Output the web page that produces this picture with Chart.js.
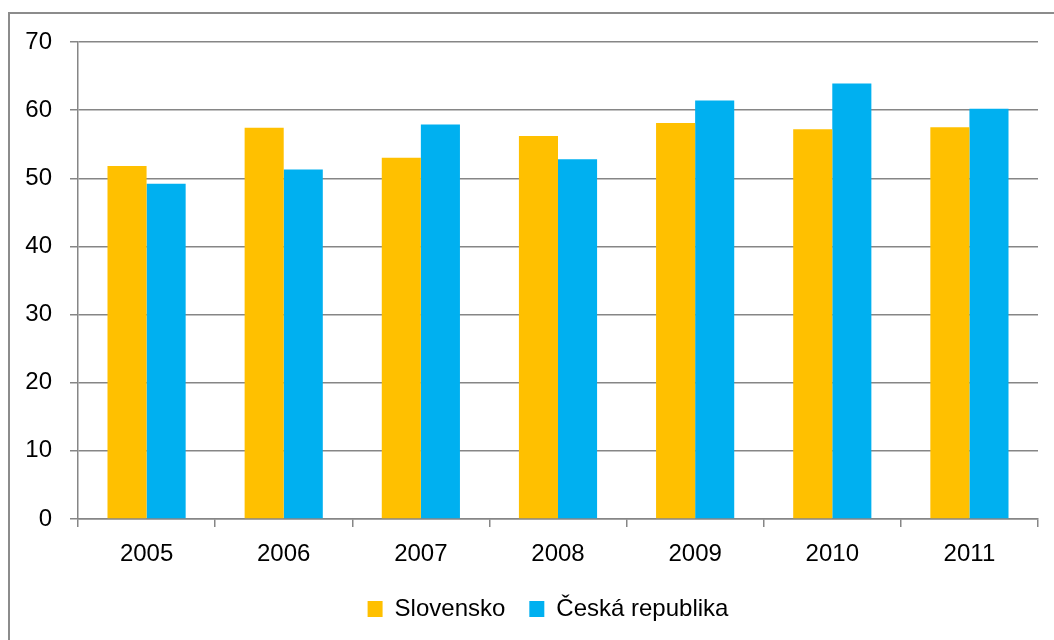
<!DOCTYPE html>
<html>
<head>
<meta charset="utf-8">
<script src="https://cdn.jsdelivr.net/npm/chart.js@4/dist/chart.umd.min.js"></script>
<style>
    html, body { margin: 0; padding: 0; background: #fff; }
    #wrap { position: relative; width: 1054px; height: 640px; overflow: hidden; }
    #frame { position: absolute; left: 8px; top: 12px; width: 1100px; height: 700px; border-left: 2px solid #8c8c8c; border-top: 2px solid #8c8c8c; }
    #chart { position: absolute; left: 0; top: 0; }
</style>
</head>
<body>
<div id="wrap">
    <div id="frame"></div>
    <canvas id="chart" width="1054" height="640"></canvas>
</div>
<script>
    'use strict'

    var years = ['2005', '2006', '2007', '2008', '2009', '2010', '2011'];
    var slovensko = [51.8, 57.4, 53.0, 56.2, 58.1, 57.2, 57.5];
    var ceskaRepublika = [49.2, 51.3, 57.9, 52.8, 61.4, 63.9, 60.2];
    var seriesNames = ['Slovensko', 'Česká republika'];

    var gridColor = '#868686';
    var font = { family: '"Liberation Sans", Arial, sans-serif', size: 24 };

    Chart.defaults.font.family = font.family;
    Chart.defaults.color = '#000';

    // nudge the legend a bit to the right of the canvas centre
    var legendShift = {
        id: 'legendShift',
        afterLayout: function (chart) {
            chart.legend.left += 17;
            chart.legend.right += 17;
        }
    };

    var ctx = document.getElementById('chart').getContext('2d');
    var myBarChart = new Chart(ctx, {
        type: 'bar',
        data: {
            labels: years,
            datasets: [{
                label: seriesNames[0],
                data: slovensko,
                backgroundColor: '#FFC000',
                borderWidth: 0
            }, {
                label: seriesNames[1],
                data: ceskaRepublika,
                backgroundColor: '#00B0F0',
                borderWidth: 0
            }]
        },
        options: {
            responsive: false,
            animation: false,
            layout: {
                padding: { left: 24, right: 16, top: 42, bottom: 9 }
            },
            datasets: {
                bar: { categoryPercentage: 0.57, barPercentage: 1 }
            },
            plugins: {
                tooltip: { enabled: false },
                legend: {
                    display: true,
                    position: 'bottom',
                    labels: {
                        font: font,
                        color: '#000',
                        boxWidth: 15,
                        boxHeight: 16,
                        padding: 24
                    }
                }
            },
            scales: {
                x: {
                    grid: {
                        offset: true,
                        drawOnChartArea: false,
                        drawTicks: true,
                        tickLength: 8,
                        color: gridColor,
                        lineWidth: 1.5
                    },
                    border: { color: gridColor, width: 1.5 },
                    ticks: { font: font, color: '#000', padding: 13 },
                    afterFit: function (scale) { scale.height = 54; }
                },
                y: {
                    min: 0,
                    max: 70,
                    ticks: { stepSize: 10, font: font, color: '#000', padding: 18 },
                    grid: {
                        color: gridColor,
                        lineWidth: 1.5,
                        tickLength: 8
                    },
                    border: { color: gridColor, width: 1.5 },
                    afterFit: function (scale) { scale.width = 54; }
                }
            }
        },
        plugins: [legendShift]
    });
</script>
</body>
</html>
┄┄┄┄┄┄
All the material shown above is to be copied exactly, with no pictures carried over.

● The result
Output the web page that produces this picture with Chart.js.
<!DOCTYPE html>
<html>
<head>
<meta charset="utf-8">
<script src="https://cdn.jsdelivr.net/npm/chart.js@4/dist/chart.umd.min.js"></script>
<style>
    html, body { margin: 0; padding: 0; background: #fff; }
    #wrap { position: relative; width: 1054px; height: 640px; overflow: hidden; }
    #frame { position: absolute; left: 8px; top: 12px; width: 1100px; height: 700px; border-left: 2px solid #8c8c8c; border-top: 2px solid #8c8c8c; }
    #chart { position: absolute; left: 0; top: 0; }
</style>
</head>
<body>
<div id="wrap">
    <div id="frame"></div>
    <canvas id="chart" width="1054" height="640"></canvas>
</div>
<script>
    'use strict'

    var years = ['2005', '2006', '2007', '2008', '2009', '2010', '2011'];
    var slovensko = [51.8, 57.4, 53.0, 56.2, 58.1, 57.2, 57.5];
    var ceskaRepublika = [49.2, 51.3, 57.9, 52.8, 61.4, 63.9, 60.2];
    var seriesNames = ['Slovensko', 'Česká republika'];

    var gridColor = '#868686';
    var font = { family: '"Liberation Sans", Arial, sans-serif', size: 24 };

    Chart.defaults.font.family = font.family;
    Chart.defaults.color = '#000';

    // nudge the legend a bit to the right of the canvas centre
    var legendShift = {
        id: 'legendShift',
        afterLayout: function (chart) {
            chart.legend.left += 17;
            chart.legend.right += 17;
        }
    };

    var ctx = document.getElementById('chart').getContext('2d');
    var myBarChart = new Chart(ctx, {
        type: 'bar',
        data: {
            labels: years,
            datasets: [{
                label: seriesNames[0],
                data: slovensko,
                backgroundColor: '#FFC000',
                borderWidth: 0
            }, {
                label: seriesNames[1],
                data: ceskaRepublika,
                backgroundColor: '#00B0F0',
                borderWidth: 0
            }]
        },
        options: {
            responsive: false,
            animation: false,
            layout: {
                padding: { left: 24, right: 16, top: 42, bottom: 9 }
            },
            datasets: {
                bar: { categoryPercentage: 0.57, barPercentage: 1 }
            },
            plugins: {
                tooltip: { enabled: false },
                legend: {
                    display: true,
                    position: 'bottom',
                    labels: {
                        font: font,
                        color: '#000',
                        boxWidth: 15,
                        boxHeight: 16,
                        padding: 24
                    }
                }
            },
            scales: {
                x: {
                    grid: {
                        offset: true,
                        drawOnChartArea: false,
                        drawTicks: true,
                        tickLength: 8,
                        color: gridColor,
                        lineWidth: 1.5
                    },
                    border: { color: gridColor, width: 1.5 },
                    ticks: { font: font, color: '#000', padding: 13 },
                    afterFit: function (scale) { scale.height = 54; }
                },
                y: {
                    min: 0,
                    max: 70,
                    ticks: { stepSize: 10, font: font, color: '#000', padding: 18 },
                    grid: {
                        color: gridColor,
                        lineWidth: 1.5,
                        tickLength: 8
                    },
                    border: { color: gridColor, width: 1.5 },
                    afterFit: function (scale) { scale.width = 54; }
                }
            }
        },
        plugins: [legendShift]
    });
</script>
</body>
</html>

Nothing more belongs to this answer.